Last Thursday, as I was picking up my tools and supplies to swap the thermostat, I thought of an overheating issue I had with a motorcycle many years ago. In that case, a bad radiator cap was allowing coolant to flow into the overflow reservoir, effectively draining the system and causing it to overheat.

Seeing that the overflow reservoir in my Outback was well above full, I figured I'd check how low the coolant level in the radiator was by adding some coolant I had on hand. To my surprise, it took on 1.5-2 quarts! I buttoned everything up, stopped at Wally World for new Prestone and distilled water and proceeded to drive the 20 miles to my GF's house (I don't have a garage) to swap the thermostat. Needless to say, the engine temp held at normal the whole trip.

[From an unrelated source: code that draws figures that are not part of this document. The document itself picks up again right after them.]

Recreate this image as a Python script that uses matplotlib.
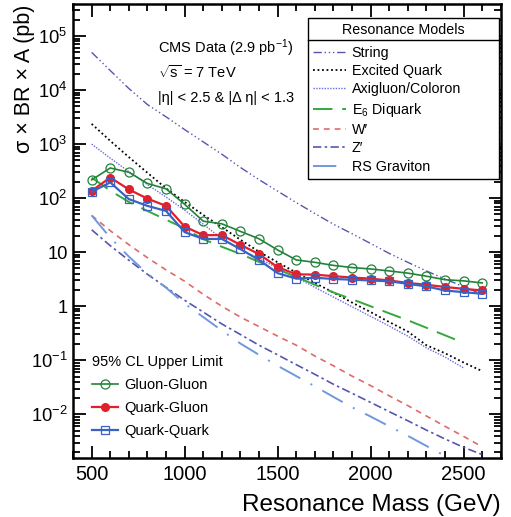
import matplotlib
matplotlib.use("Agg")
import matplotlib.pyplot as plt
from matplotlib.lines import Line2D
from matplotlib.ticker import LogLocator, NullFormatter, MultipleLocator

plt.rcParams["font.family"] = ["Liberation Sans", "DejaVu Sans"]
plt.rcParams["mathtext.fontset"] = "custom"
plt.rcParams["mathtext.rm"] = "Liberation Sans"
plt.rcParams["mathtext.it"] = "Liberation Sans:italic"
plt.rcParams["mathtext.default"] = "regular"

# ---- data ----
mass = [500, 600, 700, 800, 900, 1000, 1100, 1200, 1300, 1400, 1500,
        1600, 1700, 1800, 1900, 2000, 2100, 2200, 2300, 2400, 2500, 2600]

# 95% CL upper limits (pb)
gluon_gluon = [218, 362, 302, 187, 149, 77, 37.5, 33.5, 24.3, 17.7, 11.0,
               7.2, 6.5, 5.7, 5.2, 4.9, 4.5, 4.1, 3.6, 3.1, 2.95, 2.7]
quark_gluon = [137, 241, 145, 98, 72, 29.8, 20.7, 20.7, 13.7, 9.2, 5.3,
               3.9, 3.85, 3.6, 3.4, 3.24, 3.0, 2.7, 2.5, 2.27, 2.1, 1.96]
quark_quark = [131, 196, 96, 72, 58, 23.5, 17.6, 17.6, 11.4, 7.2, 4.1,
               3.24, 3.37, 3.2, 3.1, 3.0, 2.9, 2.6, 2.33, 1.96, 1.82, 1.7]

# model cross sections (pb)
string_xs = [5.0e4, 2.3e4, 1.07e4, 5.4e3, 3.2e3, 1.86e3, 1.1e3, 650, 370, 220, 135,
             83, 52, 33, 22, 14.5, 9.5, 6.5, 4.5, 3.2, 2.3, 1.66]
excited_quark = [2370, 1150, 575, 295, 152, 85, 49, 29, 17, 10.2, 6.5,
                 4.2, 2.7, 1.8, 1.17, 0.78, 0.51, 0.34, 0.19, 0.135, 0.091, 0.063]
axigluon_mass = [500, 600, 700, 800, 900, 1000, 1100, 1200, 1300, 1400, 1500,
                 1600, 1700, 1800, 1900, 2000, 2100, 2200, 2300, 2400, 2500]
axigluon = [1000, 550, 310, 178, 105, 60, 33, 17.8, 11.2, 7.6, 5.1,
            3.4, 2.24, 1.48, 0.98, 0.65, 0.43, 0.28, 0.17, 0.115, 0.072]
e6_mass = axigluon_mass
e6_diquark = [240, 138, 85, 58, 40, 27.5, 17.4, 12.6, 9.3, 6.6, 4.8,
              3.5, 2.5, 1.8, 1.35, 1.0, 0.74, 0.55, 0.40, 0.29, 0.21]
w_prime = [48, 25, 13.8, 7.9, 4.7, 2.9, 1.66, 1.0, 0.63, 0.42, 0.28,
           0.19, 0.12, 0.079, 0.051, 0.034, 0.022, 0.0145, 0.0093, 0.006, 0.0039, 0.0025]
z_prime = [26, 13.2, 7.1, 3.9, 2.24, 1.29, 0.78, 0.47, 0.30, 0.19, 0.126,
           0.083, 0.055, 0.036, 0.0245, 0.0166, 0.0112, 0.0076, 0.0051, 0.0035, 0.00245, 0.0018]
rs_mass = axigluon_mass
rs_graviton = [48, 18.6, 8.3, 4.0, 2.2, 1.12, 0.63, 0.355, 0.204, 0.126, 0.079,
               0.051, 0.033, 0.021, 0.0135, 0.0091, 0.006, 0.004, 0.0026, 0.0017, 0.00112]

ytick_vals = [1e-2, 1e-1, 1, 10, 1e2, 1e3, 1e4, 1e5]
ytick_labels = ["10$^{-2}$", "10$^{-1}$", "1", "10", "10$^{2}$", "10$^{3}$", "10$^{4}$", "10$^{5}$"]
xtick_vals = [500, 1000, 1500, 2000, 2500]

_GG = "#23823a"
_QG = "#e0202a"
_QQ = "#3a62c4"
_SLATE_BLUE = "#5656b0"

fig = plt.figure(figsize=(5.11, 5.17), dpi=100)
ax = fig.add_axes([0.143, 0.114, 0.837, 0.878])

# model curves
ax.plot(mass, string_xs, color=_SLATE_BLUE, lw=1.0, ls=(0, (6, 2, 1, 2, 1, 2, 1, 2)), label="String")
ax.plot(mass, excited_quark, color="black", lw=1.3, ls=(0, (1, 1.5)), label="Excited Quark")
ax.plot(axigluon_mass, axigluon, color="#6a6ae6", lw=1.0, ls=(0, (1, 1)), label="Axigluon/Coloron")
ax.plot(e6_mass, e6_diquark, color="#35a83c", lw=1.4, ls=(0, (10, 5)), label="E$_6$ Diquark")
ax.plot(mass, w_prime, color="#e06a6a", lw=1.2, ls=(0, (3.5, 3)), label="W′")
ax.plot(mass, z_prime, color=_SLATE_BLUE, lw=1.2, ls=(0, (5, 2, 1.5, 2)), label="Z′")
ax.plot(rs_mass, rs_graviton, color="#7098dc", lw=1.4, ls=(0, (12, 6, 1, 6)), label="RS Graviton")
model_handles, model_labels = ax.get_legend_handles_labels()

# limits
h_gg, = ax.plot(mass, gluon_gluon, color=_GG, lw=1.2, marker="o", ms=6.5,
                mfc="none", mec=_GG, mew=0.9, label="Gluon-Gluon")
h_qg, = ax.plot(mass, quark_gluon, color=_QG, lw=1.6, marker="o", ms=5.5,
                mfc=_QG, mec=_QG, label="Quark-Gluon")
h_qq, = ax.plot(mass, quark_quark, color=_QQ, lw=1.6, marker="s", ms=6,
                mfc="none", mec=_QQ, mew=0.9, label="Quark-Quark")

ax.set_yscale("log")
ax.set_xlim(400, 2700)
ax.set_ylim(1.55e-3, 3.9e5)
ax.set_yticks(ytick_vals)
ax.set_yticklabels(ytick_labels)
ax.yaxis.set_minor_locator(LogLocator(base=10, subs=range(2, 10), numticks=20))
ax.yaxis.set_minor_formatter(NullFormatter())
ax.set_xticks(xtick_vals)
ax.xaxis.set_minor_locator(MultipleLocator(100))

ax.tick_params(which="both", direction="in", top=True, right=True, width=1.3)
ax.tick_params(axis="x", labelsize=14.5, pad=5)
ax.tick_params(axis="y", labelsize=13.2, pad=4)
ax.tick_params(which="major", length=9)
ax.tick_params(which="minor", length=5)
for sp in ax.spines.values():
    sp.set_linewidth(1.8)

ax.set_xlabel("Resonance Mass (GeV)", fontsize=17.5, loc="right", labelpad=7)
ax.set_ylabel("σ × BR × A (pb)", fontsize=15.5, loc="top")
ax.yaxis.set_label_coords(-0.09, 1.0)

ax.text(0.198, 0.904, "CMS Data (2.9 pb$^{-1}$)", transform=ax.transAxes, fontsize=10.5, va="center")
ax.text(0.198, 0.849, "$\\sqrt{s}$ = 7 TeV", transform=ax.transAxes, fontsize=10.5, va="center")
ax.text(0.198, 0.794, "|η| < 2.5 & |Δ η| < 1.3", transform=ax.transAxes, fontsize=10.5, va="center")

leg_models = ax.legend(model_handles, model_labels, loc="upper left", mode="expand",
                       bbox_to_anchor=(0.549, 0.6, 0.446, 0.3685), borderaxespad=0,
                       title="Resonance Models", title_fontsize=10.3, fontsize=10.3,
                       frameon=True, fancybox=False, edgecolor="black", framealpha=1,
                       handlelength=2.3, handletextpad=0.4, labelspacing=0.3,
                       borderpad=0.35)
leg_models.get_frame().set_linewidth(1.0)
leg_models._legend_box.sep = 6
ax.add_artist(leg_models)

leg_limits = ax.legend([h_gg, h_qg, h_qq], ["Gluon-Gluon", "Quark-Gluon", "Quark-Quark"],
                       loc="lower left", bbox_to_anchor=(0.03, 0.032), borderaxespad=0,
                       title="95% CL Upper Limit", title_fontsize=10.5, fontsize=10.5,
                       frameon=False, alignment="left", numpoints=1,
                       handlelength=1.8, handletextpad=0.45, labelspacing=0.6)

# line under the legend title
fig.canvas.draw()
renderer = fig.canvas.get_renderer()
lb = leg_models.get_frame().get_window_extent(renderer)
tb = leg_models.get_title().get_window_extent(renderer)
inv = fig.transFigure.inverted()
(x0, y0) = inv.transform((lb.x0, tb.y0 - 3))
(x1, _) = inv.transform((lb.x1, tb.y0 - 3))
fig.add_artist(Line2D([x0, x1], [y0, y0], transform=fig.transFigure, color="black", lw=1.0))

fig.savefig("out.png", dpi=100)
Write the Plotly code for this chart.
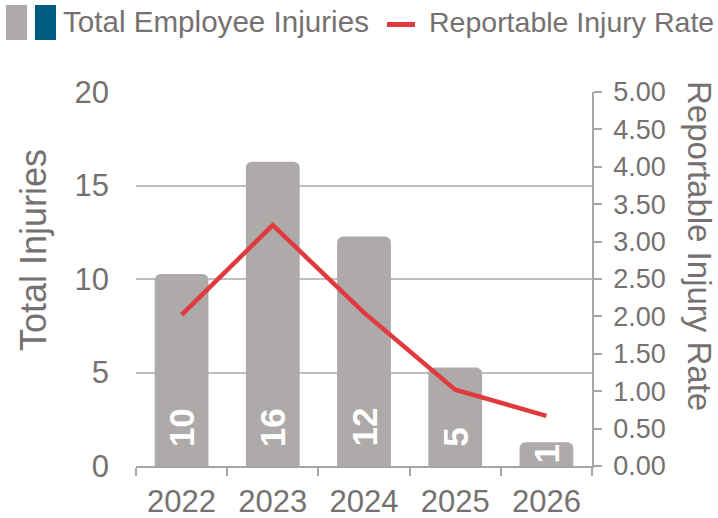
import plotly.graph_objects as go

# --- data -------------------------------------------------------------
years = ["2022", "2023", "2024", "2025", "2026"]
total_injuries = [10, 16, 12, 5, 1]
injury_rate = [2.02, 3.22, 2.05, 1.02, 0.67]

bar_name = "Total Employee Injuries"
line_name = "Reportable Injury Rate"
left_title = "Total Injuries"
right_title = "Reportable Injury Rate"

# --- styling ------------------------------------------------------------
W, H = 718, 518
M_L, M_R, M_T, M_B = 136, 126, 92, 52
TEXT = "#767171"
BAR = "#AEAAA9"
BLUE = "#005B82"
RED = "#E0393E"
GRID = "#BFBFBF"
AXIS = "#A6A6A6"
FONT = "Liberation Sans"
Y_MAX = 20
LABEL_SIZE = 35
BAR_OUTLINE = 10

plot_w = W - M_L - M_R
plot_h = H - M_T - M_B
px_per_unit = plot_h / Y_MAX


def px_x(x):
    """Pixel column -> paper x."""
    return (x - M_L) / plot_w


def px_y(y):
    """Pixel row -> paper y."""
    return (H - M_B - y) / plot_h


fig = go.Figure()

# bars: a thick outline in the fill colour gives slightly fuller columns
fig.add_trace(go.Bar(
    x=years, y=total_injuries, name=bar_name,
    marker=dict(color=BAR, cornerradius=1,
                line=dict(width=BAR_OUTLINE, color=BAR)),
    width=0.48, showlegend=False, yaxis="y",
))

fig.add_trace(go.Scatter(
    x=years, y=injury_rate, name=line_name, mode="lines",
    line=dict(color=RED, width=4.5), showlegend=False, yaxis="y2",
))

annotations = []
# value labels: at the base of each bar, or centred when the bar is short
for i, v in enumerate(total_injuries):
    label_len = len(str(v)) * 0.556 * LABEL_SIZE
    bar_px = v * px_per_unit + BAR_OUTLINE / 2
    if bar_px > label_len + 24:
        pos = dict(y=0, yanchor="bottom", yshift=17)
    else:
        pos = dict(y=v / 2, yanchor="middle", yshift=BAR_OUTLINE / 4)
    annotations.append(dict(
        x=i, xref="x", yref="y", text=f"<b>{v}</b>",
        textangle=-90, showarrow=False, xanchor="center",
        font=dict(family=FONT, size=LABEL_SIZE, color="white"), **pos,
    ))

# axis titles
annotations.append(dict(
    x=px_x(33), y=px_y(250), xref="paper", yref="paper", text=left_title,
    textangle=-90, showarrow=False, xanchor="center", yanchor="middle",
    font=dict(family=FONT, size=36, color=TEXT),
))
annotations.append(dict(
    x=px_x(700), y=px_y(246), xref="paper", yref="paper", text=right_title,
    textangle=90, showarrow=False, xanchor="center", yanchor="middle",
    font=dict(family=FONT, size=33, color=TEXT),
))

# legend entries
annotations.append(dict(
    x=px_x(61), y=px_y(22), xref="paper", yref="paper", text=bar_name,
    showarrow=False, xanchor="left", yanchor="middle",
    font=dict(family=FONT, size=29.6, color=TEXT),
))
annotations.append(dict(
    x=px_x(427), y=px_y(22), xref="paper", yref="paper", text=line_name,
    showarrow=False, xanchor="left", yanchor="middle",
    font=dict(family=FONT, size=28.5, color=TEXT),
))

shapes = [
    dict(type="rect", xref="paper", yref="paper",
         x0=px_x(6), x1=px_x(27), y0=px_y(40), y1=px_y(5),
         fillcolor=BAR, line=dict(width=0)),
    dict(type="rect", xref="paper", yref="paper",
         x0=px_x(35), x1=px_x(56), y0=px_y(40), y1=px_y(5),
         fillcolor=BLUE, line=dict(width=0)),
    dict(type="line", xref="paper", yref="paper",
         x0=px_x(387), x1=px_x(415), y0=px_y(24.5), y1=px_y(24.5),
         line=dict(color=RED, width=5)),
]

fig.update_layout(
    width=W, height=H,
    margin=dict(l=M_L, r=M_R, t=M_T, b=M_B, autoexpand=False),
    paper_bgcolor="white", plot_bgcolor="white",
    font=dict(family=FONT, color=TEXT),
    showlegend=False,
    annotations=annotations,
    shapes=shapes,
    xaxis=dict(
        type="category", range=[-0.5, len(years) - 0.5],
        tickson="boundaries", ticks="outside", ticklen=8,
        tickcolor=AXIS, tickwidth=1.5, showline=True, linecolor=AXIS,
        linewidth=1.5, showgrid=False, tickangle=0,
        tickfont=dict(family=FONT, size=31, color=TEXT),
        ticklabelstandoff=7,
    ),
    yaxis=dict(
        range=[0, Y_MAX], dtick=5, showgrid=True, gridcolor=GRID,
        gridwidth=1.5, zeroline=False, showline=False, ticks="",
        tickfont=dict(family=FONT, size=31, color=TEXT), ticklabelstandoff=26,
    ),
    yaxis2=dict(
        range=[0, 5], dtick=0.5, tickformat=".2f", overlaying="y",
        side="right", showgrid=False, zeroline=False, showline=True,
        linecolor=AXIS, linewidth=1.5, ticks="outside", ticklen=8,
        tickcolor=AXIS, tickwidth=1.5,
        tickfont=dict(family=FONT, size=27, color=TEXT),
        ticklabelstandoff=6,
    ),
)

fig.write_html("out.html")
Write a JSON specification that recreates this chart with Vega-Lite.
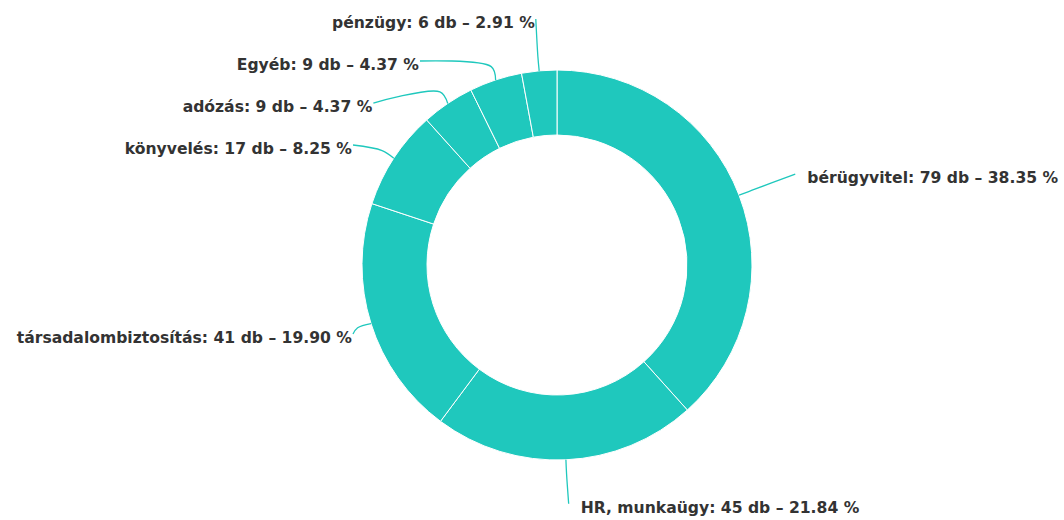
{
  "$schema": "https://vega.github.io/schema/vega-lite/v6.json",
  "width": 1000,
  "height": 500,
  "autosize": {"type": "none"},
  "padding": {"left": 57, "top": 15, "right": 7, "bottom": 5},
  "background": "white",
  "config": {"view": {"stroke": null}},
  "data": {
    "values": [
      {"kategoria": "bérügyvitel", "db": 79},
      {"kategoria": "HR, munkaügy", "db": 45},
      {"kategoria": "társadalombiztosítás", "db": 41},
      {"kategoria": "könyvelés", "db": 17},
      {"kategoria": "adózás", "db": 9},
      {"kategoria": "Egyéb", "db": 9},
      {"kategoria": "pénzügy", "db": 6}
    ]
  },
  "transform": [
    {"window": [{"op": "row_number", "as": "idx"}]},
    {"joinaggregate": [{"op": "sum", "field": "db", "as": "total"}]},
    {"window": [{"op": "sum", "field": "db", "as": "cum"}], "sort": [{"field": "idx"}], "frame": [null, 0]},
    {"calculate": "(datum.cum - datum.db/2)/datum.total*2*PI", "as": "mid"},
    {"calculate": "datum.kategoria + ': ' + datum.db + ' db – ' + format(datum.db/datum.total*100, '.2f') + ' %'", "as": "label"},
    {"calculate": "sin(datum.mid) >= 0 ? 'right' : 'left'", "as": "side"},
    {"calculate": "-243*cos(datum.mid)", "as": "ny"},
    {"window": [{"op": "row_number", "as": "j"}], "groupby": ["side"], "sort": [{"field": "ny"}]},
    {"calculate": "datum.ny - (datum.j-1)*42", "as": "k"},
    {"window": [{"op": "max", "field": "k", "as": "kmax"}], "groupby": ["side"], "sort": [{"field": "ny"}], "frame": [null, 0]},
    {"calculate": "datum.kmax + (datum.j-1)*42", "as": "ly"},
    {"calculate": "sqrt(max(243*243 - datum.ly*datum.ly, 0))", "as": "lw"},
    {"calculate": "datum.side == 'right' ? 1.05*datum.lw + 12 : -clamp(datum.lw, 16, 205)", "as": "lx"}
  ],
  "layer": [
    {
      "mark": {"type": "arc", "outerRadius": 195, "innerRadius": 130, "stroke": "white", "strokeWidth": 1, "color": "#1fc8bd"},
      "encoding": {
        "theta": {"field": "db", "type": "quantitative", "stack": true},
        "order": {"field": "idx", "type": "quantitative"}
      }
    },
    {
      "transform": [
        {"calculate": "195*sin(datum.mid)", "as": "x0"},
        {"calculate": "209*sin(datum.mid)", "as": "x1"},
        {"calculate": "datum.side == 'right' ? datum.lx - 12 : datum.lx + 1", "as": "x2"},
        {"calculate": "-195*cos(datum.mid)", "as": "y0"},
        {"calculate": "-209*cos(datum.mid)", "as": "y1"},
        {"calculate": "datum.ly - 4", "as": "y2"},
        {"fold": ["x0", "x1", "x2"], "as": ["pt", "cx"]},
        {"calculate": "datum.pt == 'x0' ? datum.y0 : (datum.pt == 'x1' ? datum.y1 : datum.y2)", "as": "cy"},
        {"calculate": "datum.pt == 'x0' ? 0 : (datum.pt == 'x1' ? 1 : 2)", "as": "ordr"}
      ],
      "mark": {"type": "line", "interpolate": "catmull-rom", "color": "#1fc8bd", "strokeWidth": 1.3},
      "encoding": {
        "x": {"field": "cx", "type": "quantitative", "scale": {"domain": [-500, 500], "nice": false, "zero": false}, "axis": null},
        "y": {"field": "cy", "type": "quantitative", "scale": {"domain": [-250, 250], "nice": false, "zero": false, "reverse": true}, "axis": null},
        "detail": {"field": "kategoria", "type": "nominal"},
        "order": {"field": "ordr", "type": "quantitative"}
      }
    },
    {
      "transform": [{"filter": "datum.side == 'left'"}],
      "mark": {"type": "text", "align": "right", "baseline": "middle", "font": "DejaVu Sans", "fontSize": 15.6, "fontWeight": "bold", "color": "#333333"},
      "encoding": {
        "x": {"field": "lx", "type": "quantitative", "scale": {"domain": [-500, 500], "nice": false, "zero": false}, "axis": null},
        "y": {"field": "ly", "type": "quantitative", "scale": {"domain": [-250, 250], "nice": false, "zero": false, "reverse": true}, "axis": null},
        "text": {"field": "label", "type": "nominal"}
      }
    },
    {
      "transform": [{"filter": "datum.side == 'right'"}],
      "mark": {"type": "text", "align": "left", "baseline": "middle", "font": "DejaVu Sans", "fontSize": 15.6, "fontWeight": "bold", "color": "#333333"},
      "encoding": {
        "x": {"field": "lx", "type": "quantitative", "scale": {"domain": [-500, 500], "nice": false, "zero": false}, "axis": null},
        "y": {"field": "ly", "type": "quantitative", "scale": {"domain": [-250, 250], "nice": false, "zero": false, "reverse": true}, "axis": null},
        "text": {"field": "label", "type": "nominal"}
      }
    }
  ]
}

The swap went well. The thermostat I replaced was an aftermarket piece, so despite the car running fine, I'm glad to get that out before it caused any issues. The old coolant was well used up, and it appeared that coolant conditioner had been used at some point as there were several tiny, orange/beige flecks in the coolant. The overflow reservoir had a big glob of a putty-like substance at the bottom.

With the front of the car up on jack stands, I filled up the motor through the upper radiator hose, and then filled the radiator and overflow reservoir. I followed the air-purging procedure in the service manual, and then added maybe another pint or so to the radiator. All told, the car took around 5-6 quarts of coolant. Temp was fine driving home, and the interior heat worked great. After letting the car cool down for a few hours, it took maybe another half pint of coolant. I'll be keeping an eye on the level over the next week or so.

Speaking of coolant conditioner, the dealerships around near me don't stock it, with one parts guy saying their service department no longer does coolant flushes. So, I'm running without conditioner for the time being. I'm thinking I'll change the coolant again in the spring and add the conditioner at that time.

Thanks again for your advice!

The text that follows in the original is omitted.